Aber stimmt das? Die Fachliteratur versucht in der Regel, ein differenzierteres Bild zu zeichnen. Ein gutes Beispiel dafür ist das „Dossier Verschwörungstheorie“, dessen zweiter Teil jetzt erschienen ist. Es zeichnet sich dadurch aus, dass es erstens den Begriff der „Theorie“ auch im Zusammenhang mit sogenannten „Verschwörungstheorien“ erst einmal ernst nimmt. Zweitens versuchen seine Autoren, ihren Anhängern unvoreingenommen zu begegnen. Drittens zeigt der Band auf, wie man mit ihnen sprechen sollte und wie sich die Verbreitung ihrer Ideen bremsen oder verhindern ließe.

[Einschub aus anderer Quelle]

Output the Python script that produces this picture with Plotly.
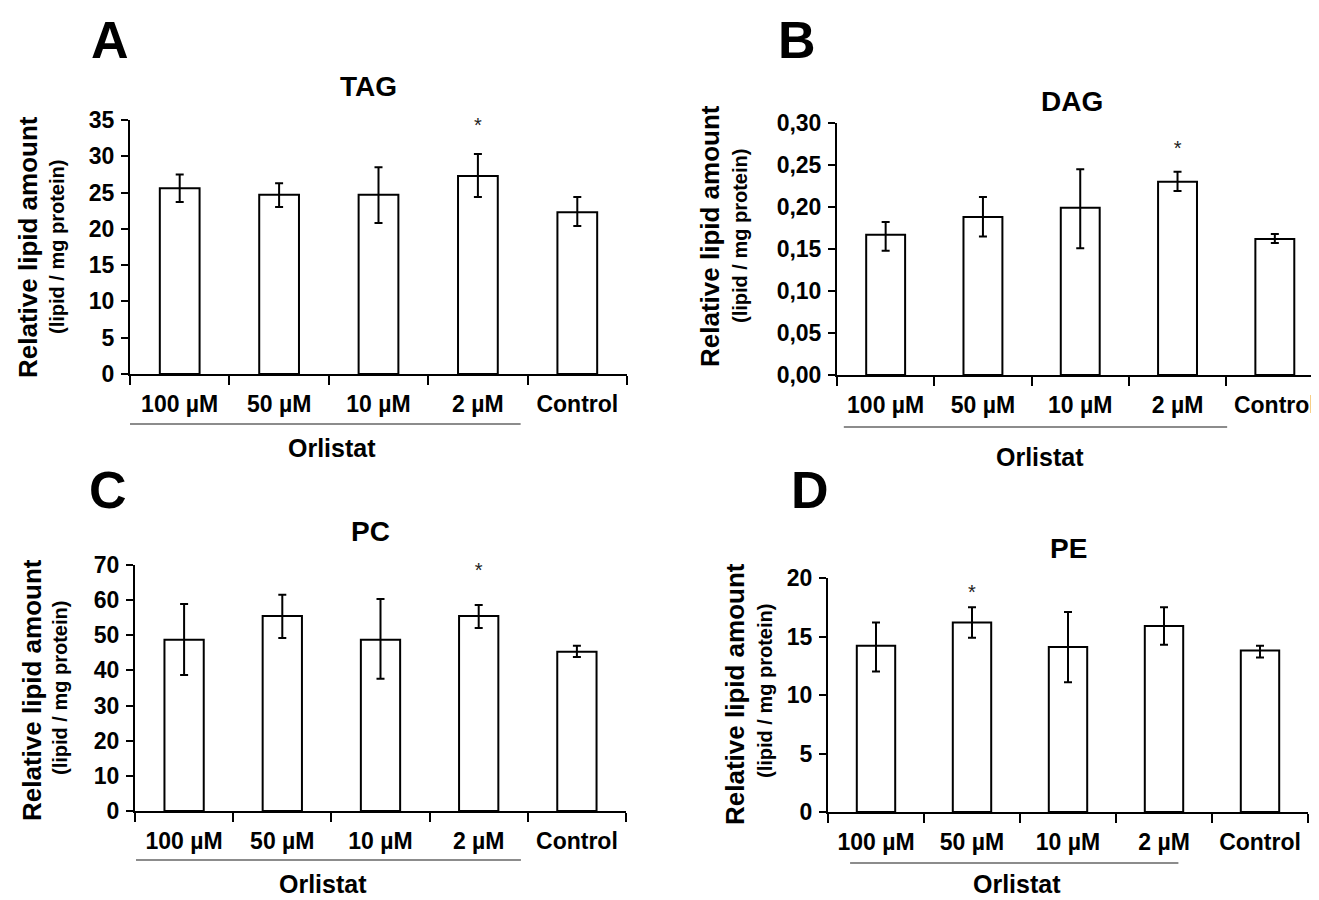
import plotly.graph_objects as go

# ---------------- data ----------------
categories = ["100 µM", "50 µM", "10 µM", "2 µM", "Control"]

tag_values = [25.6, 24.7, 24.7, 27.3, 22.3]
tag_err_plus = [1.9, 1.6, 3.8, 3.0, 2.1]
tag_err_minus = [1.9, 1.7, 3.9, 2.9, 1.9]

dag_values = [0.167, 0.188, 0.199, 0.230, 0.162]
dag_err_plus = [0.015, 0.024, 0.046, 0.012, 0.006]
dag_err_minus = [0.019, 0.023, 0.048, 0.011, 0.005]

pc_values = [48.7, 55.5, 48.7, 55.5, 45.3]
pc_err_plus = [10.2, 6.0, 11.6, 3.1, 1.7]
pc_err_minus = [10.0, 6.3, 11.1, 3.4, 1.5]

pe_values = [14.2, 16.2, 14.1, 15.9, 13.8]
pe_err_plus = [2.0, 1.3, 3.0, 1.6, 0.4]
pe_err_minus = [2.2, 1.3, 3.0, 1.6, 0.6]

# significance markers (category, y position)
tag_star = ("2 µM", 34.0)
dag_star = ("2 µM", 0.268)
pc_star = ("2 µM", 68.0)
pe_star = ("50 µM", 18.6)

panel_titles = ["TAG", "DAG", "PC", "PE"]
panel_letters = ["A", "B", "C", "D"]
y_ranges = [[0, 35], [0, 0.30], [0, 70], [0, 20]]
y_dticks = [5, 0.05, 10, 5]
y_formats = ["d", ".2f", "d", "d"]

# ---------------- layout geometry ----------------
# The page body has an 8px margin, so the figure is sized to fill the
# 1319x900 window exactly; positions below are window pixels.
PAGE_MARGIN = 8
W, H = 1319 - PAGE_MARGIN, 900 - PAGE_MARGIN
FONT = "Liberation Sans, Arial, sans-serif"


def px(x):
    return (x - PAGE_MARGIN) / W


def py(y):
    return 1 - (y - PAGE_MARGIN) / H


# window-pixel boxes of plot areas: (x_left, x_right, y_top, y_bottom)
boxes = [
    (130, 627, 120, 374),
    (837, 1319, 123, 375),
    (135, 626, 565, 811),
    (828, 1308, 578, 812),
]
x_ranges = [[-0.5, 4.5], [-0.5, 4.454], [-0.5, 4.5], [-0.5, 4.5]]

# underline spans (in category units) and y (pixel)
underlines = [(-0.62, 3.43, 424), (-0.43, 3.51, 427), (-0.49, 3.43, 860), (-0.27, 3.15, 863)]
orlistat_pos = [(332, 448), (1040, 457), (323, 884), (1017, 884)]
title_pos = [(368, 87), (1072, 101), (370, 531), (1068, 548)]
letter_pos = [(110, 40), (797, 40), (108, 490), (810, 490)]
ytitle_main = [(28, 247), (710, 236), (32, 690), (735, 694)]
ytitle_sub = [(57, 247), (740, 236), (60, 688), (765, 691)]

series = [
    (tag_values, tag_err_plus, tag_err_minus, tag_star),
    (dag_values, dag_err_plus, dag_err_minus, dag_star),
    (pc_values, pc_err_plus, pc_err_minus, pc_star),
    (pe_values, pe_err_plus, pe_err_minus, pe_star),
]

fig = go.Figure()
annotations = []
shapes = []
layout_axes = {}

for i, (vals, ep, em, star) in enumerate(series):
    n = i + 1
    xa = "x" if n == 1 else f"x{n}"
    ya = "y" if n == 1 else f"y{n}"
    fig.add_trace(go.Bar(
        x=categories, y=vals, xaxis=xa, yaxis=ya,
        marker=dict(color="white", line=dict(color="black", width=2)),
        error_y=dict(type="data", symmetric=False, array=ep, arrayminus=em,
                     color="black", thickness=2, width=4),
        width=0.4, showlegend=False, hoverinfo="x+y",
    ))
    fig.add_trace(go.Scatter(
        x=[star[0]], y=[star[1]], xaxis=xa, yaxis=ya, mode="text", text=["*"],
        textfont=dict(family=FONT, size=20, color="#222"), showlegend=False,
        hoverinfo="skip", cliponaxis=False,
    ))

    xl, xr, yt, yb = boxes[i]
    xkey = "xaxis" if n == 1 else f"xaxis{n}"
    ykey = "yaxis" if n == 1 else f"yaxis{n}"
    layout_axes[xkey] = dict(
        domain=[max(px(xl), 0.0), min(px(xr), 1.0)], anchor=ya, type="category",
        range=x_ranges[i], showline=True, linecolor="black", linewidth=2,
        ticks="outside", tickson="boundaries", ticklen=9, tickwidth=2,
        tickcolor="black", showgrid=False, zeroline=False, automargin=False,
        tickfont=dict(family=FONT, size=23, color="black", weight="bold"),
        ticklabelstandoff=8, fixedrange=True,
    )
    layout_axes[ykey] = dict(
        domain=[py(yb), py(yt)], anchor=xa, range=y_ranges[i],
        dtick=y_dticks[i], tick0=0, tickformat=y_formats[i],
        showline=True, linecolor="black", linewidth=2,
        ticks="outside", ticklen=7, tickwidth=2, tickcolor="black",
        showgrid=False, zeroline=False, automargin=False,
        tickfont=dict(family=FONT, size=23, color="black", weight="bold"),
        ticklabelstandoff=2, fixedrange=True,
    )

    x0, x1, uy = underlines[i]
    shapes.append(dict(type="line", xref=xa, yref="paper", x0=x0, x1=x1,
                       y0=py(uy), y1=py(uy),
                       line=dict(color="#666666", width=1.5)))

    ox, oy = orlistat_pos[i]
    annotations.append(dict(text="Orlistat", x=px(ox), y=py(oy), xref="paper", yref="paper",
                            showarrow=False, xanchor="center", yanchor="middle",
                            font=dict(family=FONT, size=25, color="black", weight="bold")))
    tx, ty = title_pos[i]
    annotations.append(dict(text=panel_titles[i], x=px(tx), y=py(ty), xref="paper", yref="paper",
                            showarrow=False, xanchor="center", yanchor="middle",
                            font=dict(family=FONT, size=28, color="black", weight="bold")))
    lx, ly = letter_pos[i]
    annotations.append(dict(text=panel_letters[i], x=px(lx), y=py(ly), xref="paper", yref="paper",
                            showarrow=False, xanchor="center", yanchor="middle",
                            font=dict(family=FONT, size=52, color="black", weight="bold")))
    mx, my = ytitle_main[i]
    annotations.append(dict(text="Relative lipid amount", x=px(mx), y=py(my), xref="paper", yref="paper",
                            showarrow=False, xanchor="center", yanchor="middle", textangle=-90,
                            font=dict(family=FONT, size=26, color="black", weight="bold")))
    sx, sy = ytitle_sub[i]
    annotations.append(dict(text="(lipid / mg protein)", x=px(sx), y=py(sy), xref="paper", yref="paper",
                            showarrow=False, xanchor="center", yanchor="middle", textangle=-90,
                            font=dict(family=FONT, size=20, color="black", weight="bold")))

fig.update_layout(
    template="none",
    width=W, height=H, margin=dict(l=0, r=0, t=0, b=0, autoexpand=False),
    paper_bgcolor="white", plot_bgcolor="white",
    separators=",.", bargap=0.6,
    annotations=annotations, shapes=shapes,
    **layout_axes,
)

fig.write_html("out.html")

Im ersten Band (2021) war Andreas Edmüller, Wissenschaftstheoretiker und Dozent für Philosophie an der LMU München, der provozierenden Frage nachgegangen: „Verschwörungsspinner oder seriöse Aufklärer?“ Edmüller fordert, immer nüchtern-wissenschaftstsheoretisch zu prüfen, ob an Verschwörungstheorien etwas dran ist. Im wissenschaftlichen Sprachgebrauch ist eine Theorie eigentlich der Versuch, (vorläufige) Antworten auf grundlegende Fragen zu formulieren, in der Hoffnung, Gesetzmäßigkeiten erklären zu können. Sie stützt sich dabei auf möglichst viele hochwertige Daten und Informationen. Viele Fachleute lehnen den Begriff „Theorie“ in diesem Zusammenhang deshalb von vornherein ab und empfehlen, zum Beispiel von Verschwörungsmythen zu sprechen. Hier setzt sich Edmüller vom Mainstream deutlich ab: Es kommt ihm nicht so sehr auf die Bezeichnung an, sondern auf den Umgang: Auch „Verschwörungstheorien“ sollten wie Theorien in der Wissenschaft einer strengen Prüfung unterzogen werden.

Wenn es etwa um die angeblich nur vorgetäuschte Mondlandung geht, um Chemtrails, um Bill Gates‘ Pläne, Menschen mit injizierten Chips zu überwachen oder um Donald Trumps gestohlenen Wahlsieg, ist schnell klar: Die Datenlage ist schlecht. Es handelt sich Edmüller zufolge also zwar um Theorien, aber um falsche, nicht respektable Theorien. Daneben gibt es „Verschwörungstheorien“, die eindeutig nicht den geringsten Ansprüchen einer Theorie genügen. Dazu gehört etwa der ganze bizarre Nonsens von QAnon über Satanismus und Kinderpornoringe im Umfeld bekannter US-Politiker und so weiter. Edmüller bezeichnet sie als Pseudo-Theorien.

Was aber ist etwa mit der „Verschwörungstheorie“, das Coronavirus sei in einem Labor in Wuhan künstlich erzeugt worden? Tatsächlich wurde das unter seriösen Fachleuten diskutiert. Nachdem neue Informationen ans Licht kamen, beteuerte sogar der Virenexperte Christian Drosten, dass er „immer offen war für beide Möglichkeiten“, auch die Herstellung im Labor. Den natürlichen Ursprung des Virus im Tierreich hielt und hält er jedoch für wahrscheinlicher, wie er etwa der Süddeutschen Zeitung sagte. Den Ursprung im Labor zu vermuten, ist für Edmüller eine „respektable Verschwörungstheorie“. Damit gehört sie für ihn in dieselbe Kategorie wie etwa die Watergate-Affäre oder der Skandal um Wirecard. Und die NSA-Affäre hat durch Edward Snowdens Enthüllungen gezeigt, dass Sorgen vor einer umfassenden Überwachung durch Geheimdienste vielleicht keinen Aluhut rechtfertigen, aber gegen eine leichte Paranoia vielleicht nichts einzuwenden ist.